-- Begin Supplied material --
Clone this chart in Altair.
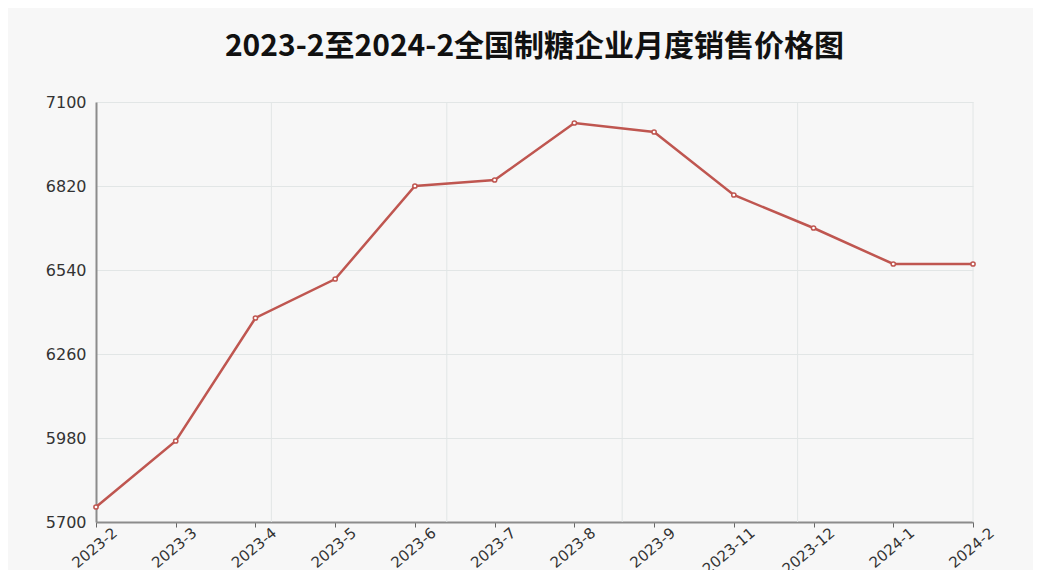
import altair as alt
import pandas as pd

months = ["2023-2", "2023-3", "2023-4", "2023-5", "2023-6", "2023-7",
          "2023-8", "2023-9", "2023-11", "2023-12", "2024-1", "2024-2"]
prices = [5750, 5970, 6380, 6510, 6820, 6840, 7030, 7000, 6790, 6680, 6560, 6560]
y_ticks = [5700, 5980, 6260, 6540, 6820, 7100]
v_grid = [1, 2, 3, 4, 5]

title_text = "2023-2至2024-2全国制糖企业月度销售价格图"
line_color = "#bf5650"
bg = "#f7f7f7"

df = pd.DataFrame({"month": months, "price": prices})
grid_df = pd.DataFrame({"g": v_grid})

vgrid = alt.Chart(grid_df).mark_rule(color="#e2e6e6", strokeWidth=1).encode(
    x=alt.X("g:Q", scale=alt.Scale(domain=[0, 5], nice=False), axis=None)
)

x_enc = alt.X("month:O", sort=months, scale=alt.Scale(padding=0),
              axis=alt.Axis(title=None, labelAngle=-40, labelFontSize=15,
                            labelColor="#333333", labelFont="DejaVu Sans",
                            domainColor="#8c8c8c", domainWidth=2,
                            tickColor="#666666", tickSize=5, grid=False,
                            labelPadding=-2, labelOffset=14))
y_enc = alt.Y("price:Q", scale=alt.Scale(domain=[5700, 7100], nice=False, zero=False),
              axis=alt.Axis(title=None, values=y_ticks, format="d", labelFontSize=16,
                            labelColor="#333333", labelFont="DejaVu Sans",
                            domainColor="#8c8c8c", domainWidth=2, ticks=False,
                            grid=True, gridColor="#e2e6e6", labelPadding=10))

line = alt.Chart(df).mark_line(color=line_color, strokeWidth=2.5).encode(x=x_enc, y=y_enc)
pts = alt.Chart(df).mark_point(shape="circle", filled=True, fill="white", stroke=line_color,
                               strokeWidth=1.5, size=18, opacity=1).encode(x=x_enc, y=y_enc)

chart = alt.layer(vgrid, alt.layer(line, pts)).resolve_scale(x="independent").properties(
    width=877, height=420,
    title=alt.TitleParams(text=title_text, fontSize=30, fontWeight="bold",
                          font="Noto Sans CJK SC", color="#111111",
                          anchor="middle", offset=32),
    autosize=alt.AutoSizeParams(type="none"),
    padding={"left": 88, "top": 94, "right": 60, "bottom": 48},
    background=bg,
).configure_view(stroke=None)

chart.save("out.html", embed_options={"renderer": "svg", "actions": False})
-- End Supplied material --
* The request: Copy out each line word for word, please, skipping the images.

* Written reply:
Clone this chart in Altair.
import altair as alt
import pandas as pd

months = ["2023-2", "2023-3", "2023-4", "2023-5", "2023-6", "2023-7",
          "2023-8", "2023-9", "2023-11", "2023-12", "2024-1", "2024-2"]
prices = [5750, 5970, 6380, 6510, 6820, 6840, 7030, 7000, 6790, 6680, 6560, 6560]
y_ticks = [5700, 5980, 6260, 6540, 6820, 7100]
v_grid = [1, 2, 3, 4, 5]

title_text = "2023-2至2024-2全国制糖企业月度销售价格图"
line_color = "#bf5650"
bg = "#f7f7f7"

df = pd.DataFrame({"month": months, "price": prices})
grid_df = pd.DataFrame({"g": v_grid})

vgrid = alt.Chart(grid_df).mark_rule(color="#e2e6e6", strokeWidth=1).encode(
    x=alt.X("g:Q", scale=alt.Scale(domain=[0, 5], nice=False), axis=None)
)

x_enc = alt.X("month:O", sort=months, scale=alt.Scale(padding=0),
              axis=alt.Axis(title=None, labelAngle=-40, labelFontSize=15,
                            labelColor="#333333", labelFont="DejaVu Sans",
                            domainColor="#8c8c8c", domainWidth=2,
                            tickColor="#666666", tickSize=5, grid=False,
                            labelPadding=-2, labelOffset=14))
y_enc = alt.Y("price:Q", scale=alt.Scale(domain=[5700, 7100], nice=False, zero=False),
              axis=alt.Axis(title=None, values=y_ticks, format="d", labelFontSize=16,
                            labelColor="#333333", labelFont="DejaVu Sans",
                            domainColor="#8c8c8c", domainWidth=2, ticks=False,
                            grid=True, gridColor="#e2e6e6", labelPadding=10))

line = alt.Chart(df).mark_line(color=line_color, strokeWidth=2.5).encode(x=x_enc, y=y_enc)
pts = alt.Chart(df).mark_point(shape="circle", filled=True, fill="white", stroke=line_color,
                               strokeWidth=1.5, size=18, opacity=1).encode(x=x_enc, y=y_enc)

chart = alt.layer(vgrid, alt.layer(line, pts)).resolve_scale(x="independent").properties(
    width=877, height=420,
    title=alt.TitleParams(text=title_text, fontSize=30, fontWeight="bold",
                          font="Noto Sans CJK SC", color="#111111",
                          anchor="middle", offset=32),
    autosize=alt.AutoSizeParams(type="none"),
    padding={"left": 88, "top": 94, "right": 60, "bottom": 48},
    background=bg,
).configure_view(stroke=None)

chart.save("out.html", embed_options={"renderer": "svg", "actions": False})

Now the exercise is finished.